Ese día las calles se llenaron de promesantes.
Descalzos sobre piedras que llagaban sus pies, ataviados por vestiduras bastas, las espaldas sufriendo azotaínas, los supersticiosos milenaristas intentaron purgar sus pecados antes del prometido fin del mundo que las maldades humanas merecían.
No estaba en cuestión construir una tierra buena, justiciera y solidaria. Importaba salvarse en relación individual con el Dios terrorífico que la Santa Madre Iglesia pintaba en aquellos tiempos finales del primer milenio.

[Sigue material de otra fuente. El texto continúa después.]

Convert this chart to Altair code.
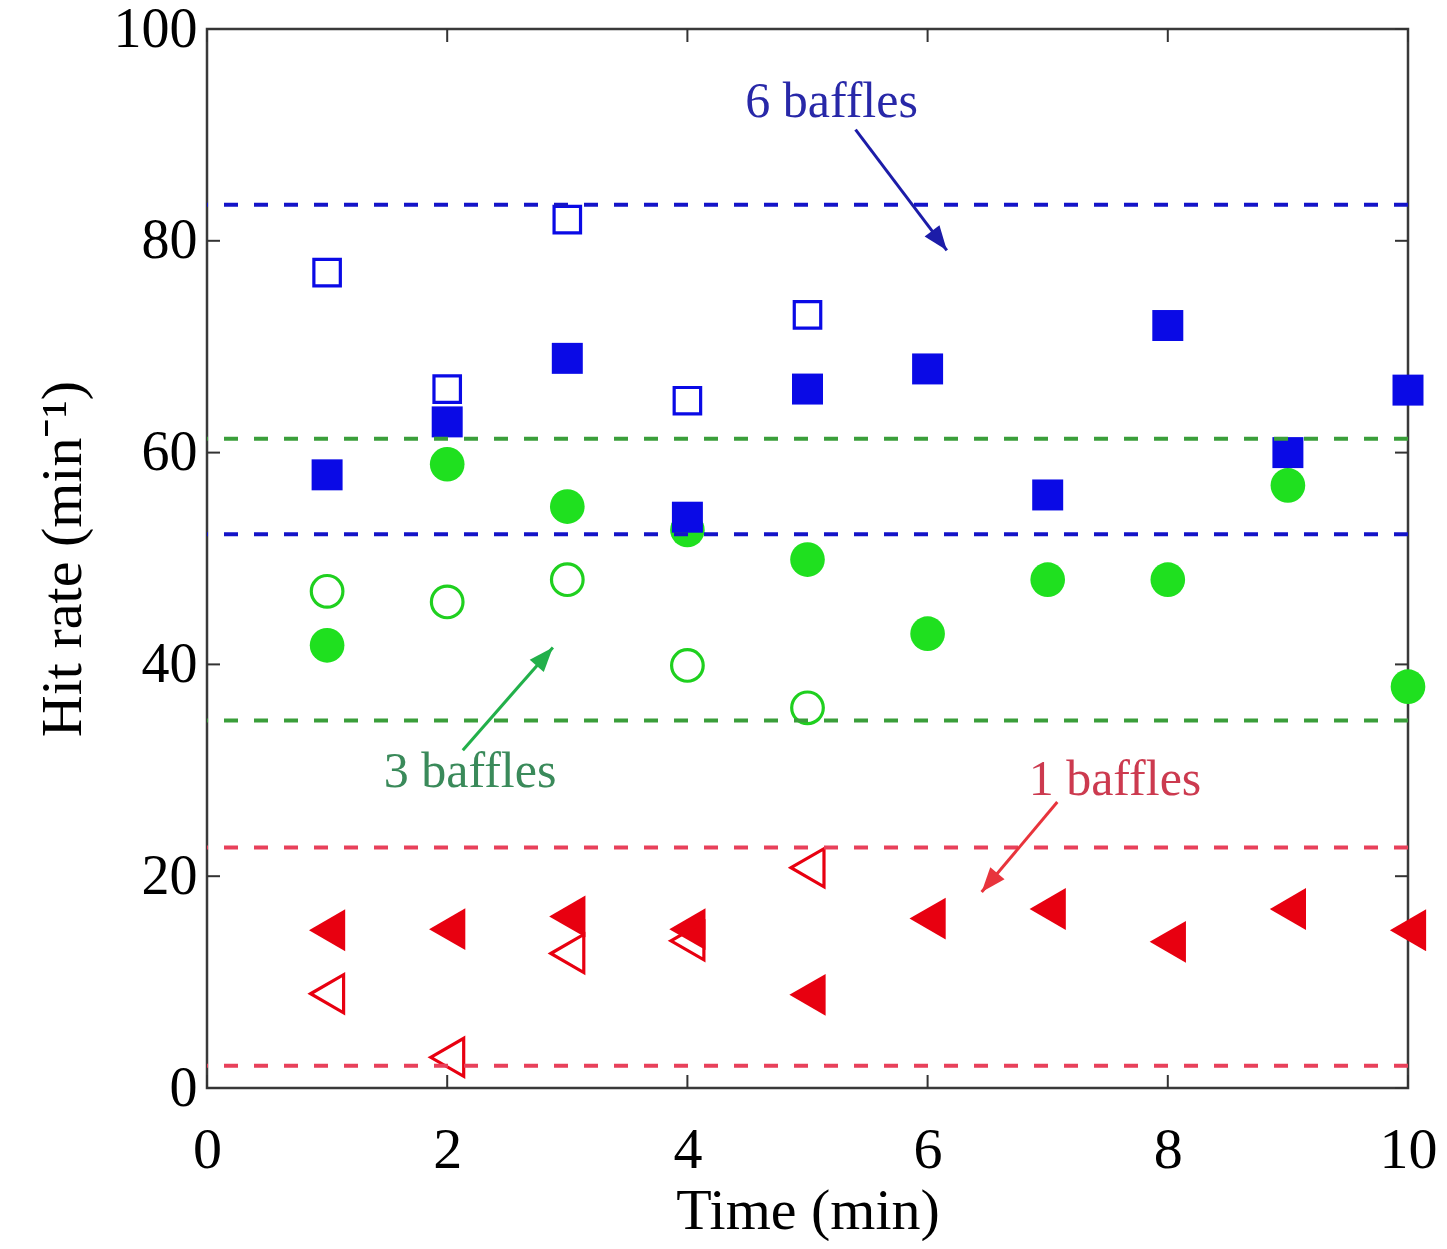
import math
import altair as alt
import pandas as pd

# ---------------- data ----------------
time_all = [1, 2, 3, 4, 5, 6, 7, 8, 9, 10]
time_open = [1, 2, 3, 4, 5]

six_filled = [57.9, 62.9, 68.9, 53.9, 66.0, 67.9, 56.0, 72.0, 60.0, 65.9]
six_open = [77.0, 66.0, 82.0, 64.9, 73.0]
three_filled = [41.8, 58.9, 54.9, 52.7, 49.9, 42.9, 48.0, 48.0, 56.9, 37.9]
three_open = [46.9, 45.9, 48.0, 39.9, 35.9]
one_filled = [14.9, 15.0, 16.2, 15.0, 8.8, 16.0, 16.9, 13.8, 16.9, 14.9]
one_open = [8.9, 2.9, 12.7, 13.9, 20.8]

band_levels = [83.4, 52.3, 61.3, 34.7, 22.7, 2.1]
band_colors = ["#1414c8", "#1414c8", "#3a9e3a", "#3a9e3a", "#e8405a", "#e8405a"]

ann_text = ["6 baffles", "3 baffles", "1 baffles"]
ann_x = [5.20, 2.19, 7.56]
ann_y = [93.1, 29.8, 29.1]
ann_color = ["#2828a8", "#3a8a5a", "#cc3a4f"]
arrow_x1 = [5.40, 2.13, 7.08]
arrow_y1 = [90.5, 31.9, 27.0]
arrow_x2 = [6.16, 2.88, 6.45]
arrow_y2 = [79.1, 41.6, 18.5]
arrow_color = ["#1c1ca8", "#22b04a", "#e8343c"]

x_ticks = [0, 2, 4, 6, 8, 10]
y_ticks = [0, 20, 40, 60, 80, 100]

# ---------------- layout ----------------
W, H = 1201, 1059
XMAX, YMAX = 10, 100
FONT = "Liberation Serif"

xs = alt.Scale(domain=[0, XMAX], nice=False, zero=False)
ys = alt.Scale(domain=[0, YMAX], nice=False, zero=False)

x_axis = alt.Axis(values=x_ticks, format="d", title="Time (min)", grid=False, ticks=False, tickSize=0,
                  domain=False, labelFont=FONT, labelFontSize=58, labelColor="black",
                  labelBaseline="alphabetic", labelPadding=79, labelFlush=False,
                  titleFont=FONT, titleFontSize=58, titleFontWeight="normal", titleColor="black",
                  titleX=W / 2, titleY=140, titleBaseline="alphabetic", titleAlign="center")
y_axis = alt.Axis(values=y_ticks, format="d", title="Hit rate (min\u207b\u00b9)", grid=False, ticks=False,
                  tickSize=0, domain=False, labelFont=FONT, labelFontSize=56, labelColor="black",
                  labelPadding=10, labelFlush=False,
                  titleFont=FONT, titleFontSize=58, titleFontWeight="normal", titleColor="black",
                  titleX=-144, titleY=H / 2, titleAngle=270, titleAlign="center", titleBaseline="middle")


def series(xv, yv):
    return pd.DataFrame({"t": xv, "r": yv})


def pts(df, shape, color, size, filled, first=False):
    m = alt.Chart(df).mark_point(shape=shape, size=size, filled=filled, opacity=1,
                                 color=color, strokeWidth=3.2 if not filled else 0)
    if first:
        return m.encode(x=alt.X("t:Q", scale=xs, axis=x_axis), y=alt.Y("r:Q", scale=ys, axis=y_axis))
    return m.encode(x=alt.X("t:Q", scale=xs), y=alt.Y("r:Q", scale=ys))


g_f = pts(series(time_all, three_filled), "circle", "#1fe01f", 1200, True, first=True)
g_o = pts(series(time_open, three_open), "circle", "#1fd01f", 1000, False)
b_f = pts(series(time_all, six_filled), "square", "#0a0ae6", 960, True)
b_o = pts(series(time_open, six_open), "square", "#0a0ae6", 700, False)
r_f = pts(series(time_all, one_filled), "triangle-left", "#e80010", 1750, True)
r_o = pts(series(time_open, one_open), "triangle-left", "#e80010", 1450, False)

bands = alt.Chart(pd.DataFrame({"level": band_levels, "c": band_colors})).mark_rule(
    strokeDash=[14, 16], strokeWidth=4
).encode(y=alt.Y("level:Q", scale=ys), color=alt.Color("c:N", scale=None))

# annotations
px_per_x = W / XMAX
px_per_y = H / YMAX
angles = []
for x1, y1, x2, y2 in zip(arrow_x1, arrow_y1, arrow_x2, arrow_y2):
    dx = (x2 - x1) * px_per_x
    dy = -(y2 - y1) * px_per_y
    angles.append(math.degrees(math.atan2(dx, -dy)) % 360)

arr_df = pd.DataFrame({"x1": arrow_x1, "y1": arrow_y1, "x2": arrow_x2, "y2": arrow_y2,
                       "c": arrow_color, "a": angles})
arrow_lines = alt.Chart(arr_df).mark_rule(strokeWidth=3).encode(
    x=alt.X("x1:Q", scale=xs), y=alt.Y("y1:Q", scale=ys), x2="x2:Q", y2="y2:Q",
    color=alt.Color("c:N", scale=None))
arrow_heads = alt.Chart(arr_df).mark_point(
    shape="M0,0 L-0.38,1 L0.38,1 Z", size=2400, filled=True, opacity=1, strokeWidth=0
).encode(x=alt.X("x2:Q", scale=xs), y=alt.Y("y2:Q", scale=ys),
         color=alt.Color("c:N", scale=None), angle=alt.Angle("a:Q", scale=None))

labels = alt.Chart(pd.DataFrame({"x": ann_x, "y": ann_y, "txt": ann_text, "c": ann_color})).mark_text(
    font=FONT, fontSize=50, align="center", baseline="middle"
).encode(x=alt.X("x:Q", scale=xs), y=alt.Y("y:Q", scale=ys), text="txt:N",
         color=alt.Color("c:N", scale=None))

# inward ticks on all four sides
tick_col = "#333333"
lt = alt.Chart(pd.DataFrame({"v": y_ticks, "e": [0] * len(y_ticks)})).mark_tick(
    orient="horizontal", size=13, thickness=2, color=tick_col, xOffset=6.5, opacity=1
).encode(x=alt.X("e:Q", scale=xs), y=alt.Y("v:Q", scale=ys))
rt = alt.Chart(pd.DataFrame({"v": y_ticks, "e": [XMAX] * len(y_ticks)})).mark_tick(
    orient="horizontal", size=13, thickness=2, color=tick_col, xOffset=-6.5, opacity=1
).encode(x=alt.X("e:Q", scale=xs), y=alt.Y("v:Q", scale=ys))
bt = alt.Chart(pd.DataFrame({"v": x_ticks, "e": [0] * len(x_ticks)})).mark_tick(
    orient="vertical", size=13, thickness=2, color=tick_col, yOffset=-6.5, opacity=1
).encode(x=alt.X("v:Q", scale=xs), y=alt.Y("e:Q", scale=ys))
tt = alt.Chart(pd.DataFrame({"v": x_ticks, "e": [YMAX] * len(x_ticks)})).mark_tick(
    orient="vertical", size=13, thickness=2, color=tick_col, yOffset=6.5, opacity=1
).encode(x=alt.X("v:Q", scale=xs), y=alt.Y("e:Q", scale=ys))

chart = alt.layer(
    g_f, g_o, b_f, b_o, r_f, r_o, bands, arrow_lines, arrow_heads, labels, lt, rt, bt, tt
).properties(
    width=W, height=H,
    autosize=alt.AutoSizeParams(type="none"),
    padding={"left": 199, "top": 21, "right": 30, "bottom": 153},
).configure(
    background="white",
    view=alt.ViewConfig(stroke="#3a3a3a", strokeWidth=2.5),
)

chart.save("out.html", embed_options={"renderer": "svg", "actions": False})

¿Acabó, acaso, el peligro?
Pronto, finaliza el Calendario Maya, las profecías de Nostradamus se agotan y un planeta exhausto de barbarie vocifera protestas en forma de tsunamis, terremotos, efecto invernadero, hambre, genocidios, residuos radiactivos y catástrofes nucleares.
¿Seremos más lúcidos que nuestros ancestros y alejaremos comunitariamente cualquier cataclismo previsible? ¿O volverá a primar el individualismo y sólo haremos promesas para evadir el fin que nuestros hermanos medievales azarosamente esquivaron?
No es el oscurantismo quien lo predice, sino el conocimiento que temerariamente queremos olvidar.